Doctors are applying for a court order to allow them to carry out an abortion on a mentally disabled woman without her consent.
Doctors seek court order to carry out abortion on mentally disabled woman
The woman, who is not being named for legal reasons, suffers from sickle cell disease which has already caused her to have a string of strokes.
The medical team treating her say they are concerned that allowing her pregnancy to continue any further could endanger her life.
They describe the situation as “urgent” and say that they must act quickly to reduce the risk.
Lawyers from an NHS trust in the south of England are due to take their case to the Court of Protection, sitting at the High Court in London later his week.
The judge will be asked to make an order allowing doctors to treat the woman without her consent.

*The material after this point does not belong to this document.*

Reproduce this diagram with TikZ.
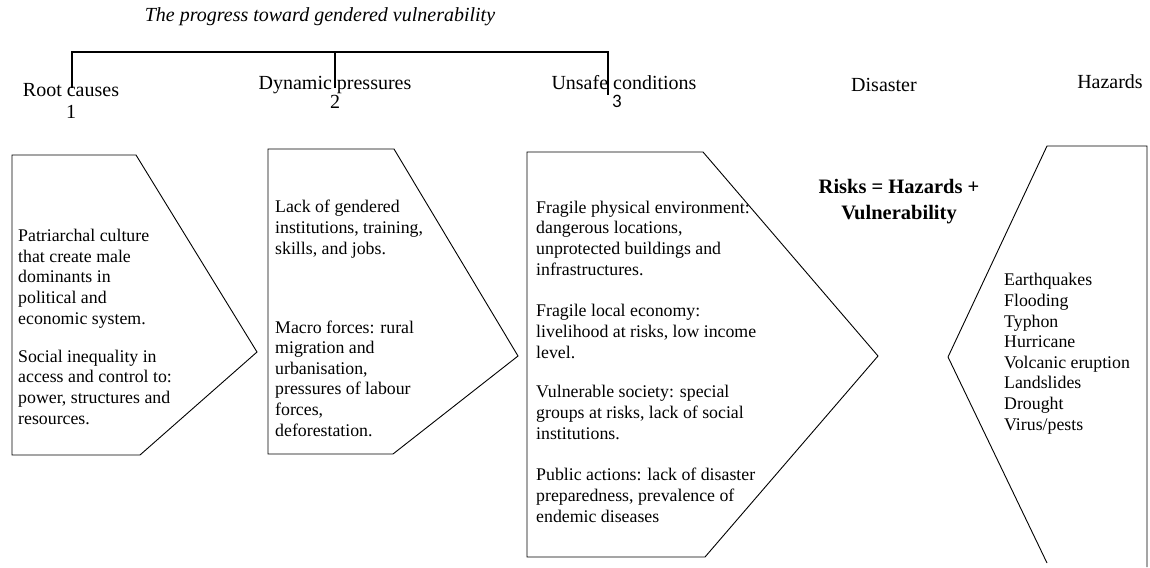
\documentclass[tikz,border=0pt]{standalone}
\usepackage{fontspec}
\setmainfont{Liberation Serif}
\newfontfamily\digitfont{Carlito}
\usetikzlibrary{positioning}

\tikzset{
  chevron/.style={draw, line width=0.9pt, line join=miter},
  bracket/.style={draw, line width=1.6pt},
  % multi-line nodes: the base anchor sits on the last line
  boxtext/.style={anchor=base west, align=left, inner sep=0pt,
    font=\fontsize{17.8}{20.6}\selectfont},
  heading/.style={anchor=base, inner sep=0pt, font=\fontsize{20}{24}\selectfont}
}

\begin{document}
\begin{tikzpicture}[x=1pt, y=-1pt]
      \useasboundingbox (0,0) rectangle (1150,567);
      % title and bracket over the three stages
      \node [heading, font=\fontsize{20}{24}\selectfont\itshape] (title) at (320,22)
            {The progress toward gendered vulnerability};
      \draw [bracket] (72,88) |- (608,52) -- (608,95)
                      (335,52) -- (335,88);
      % headings
      \node [heading] (root)   at (71,97)   {Root causes};
      \node [heading] (rootn)  at (71,119)  {1};
      \node [heading] (dyn)    at (335,90)  {Dynamic pressures};
      \node [heading] (dynn)   at (335,109) {2};
      \node [heading] (unsafe) at (624,90)  {Unsafe conditions};
      \node [heading, font=\fontsize{19}{22}\digitfont] (unsafen) at (617,108) {3};
      \node [heading] (dis)    at (884,92)  {Disaster};
      \node [heading] (haz)    at (1110,89) {Hazards};
      % the chevrons
      \draw [chevron] (12,155) -- (136,155) -- (257,352) -- (140,455) -- (12,455) -- cycle;
      \draw [chevron] (268,149) -- (394,149) -- (518,356) -- (393,454) -- (268,454) -- cycle;
      \draw [chevron] (527,152) -- (703,152) -- (878,356) -- (705,557) -- (527,557) -- cycle;
      \draw [chevron] (1047,563) -- (948,357) -- (1047,146) -- (1147,146) -- (1147,567);
      % stage 1
      \node [boxtext] (rootA) at (18,324) {Patriarchal culture\\that create male\\dominants in\\political and\\economic system.};
      \node [boxtext] (rootB) at (18,424) {Social inequality in\\access and control to:\\power, structures and\\resources.};
      % stage 2
      \node [boxtext] (dynA) at (275,254) {Lack of gendered\\institutions, training,\\skills, and jobs.};
      \node [boxtext] (dynB) at (275,436) {Macro forces: rural\\migration and\\urbanisation,\\pressures of labour\\forces,\\deforestation.};
      % stage 3
      \node [boxtext] (unsA) at (536,275) {Fragile physical environment:\\dangerous locations,\\unprotected buildings and\\infrastructures.};
      \node [boxtext] (unsB) at (536,358) {Fragile local economy:\\livelihood at risks, low income\\level.};
      \node [boxtext] (unsC) at (536,439) {Vulnerable society: special\\groups at risks, lack of social\\institutions.};
      \node [boxtext] (unsD) at (536,522) {Public actions: lack of disaster\\preparedness, prevalence of\\endemic diseases};
      % risk equation
      \node [align=center, inner sep=0pt, font=\fontsize{20.5}{26}\selectfont\bfseries] (risk) at (899,202)
            {Risks = Hazards +\\Vulnerability};
      % hazards
      \node [boxtext] (hazlist) at (1004,430) {Earthquakes\\Flooding\\Typhon\\Hurricane\\Volcanic eruption\\Landslides\\Drought\\Virus/pests};
\end{tikzpicture}
\end{document}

She is described as having a “significant learning impairment” and doctors believe she does not have the capacity to make a decision for herself.
Sickle cell disease is an inherited condition in which the red blood cells which supply oxygen to the body develop abnormally.
The cells, shaped like a crescent sickle rather than being round, have a tendency to clog sections of blood vessels.
The blockages, which can last for weeks at a time, can cause anaemia which leaves patients tired and breathless. In more severe cases, they can cause severe breathing problems and strokes.
According to the NHS about 250,000 people in England have the condition, which is particularly prevalent within certain ethnic minorities.
The Court of Protection, which until recently held all of its cases behind closed doors, has “life or death” powers over those judged to be incapable of making decisions about their health.
Last year, the court effectively banned a young autistic woman from having sexual intercourse because she does not understand the risks involved.
The judge said that the court had a responsibility to protect people’s freedom to make “unwise decisions” but must occasionally restrict it in their best interests.
Hospitals and councils have previously asked judges to force women to take contraception and undergo surgery.
One woman with dementia was almost prevented from taking a cruise after social workers said it was too dangerous.
The latest case contrasts markedly with that of Savita Halappanavar, the Indian woman who died after being refused an abortion which could have saved her life by a hospital in Ireland.
The case became a focus for campaigns for liberalisation of access to abortion and prompted a change in the law in Ireland.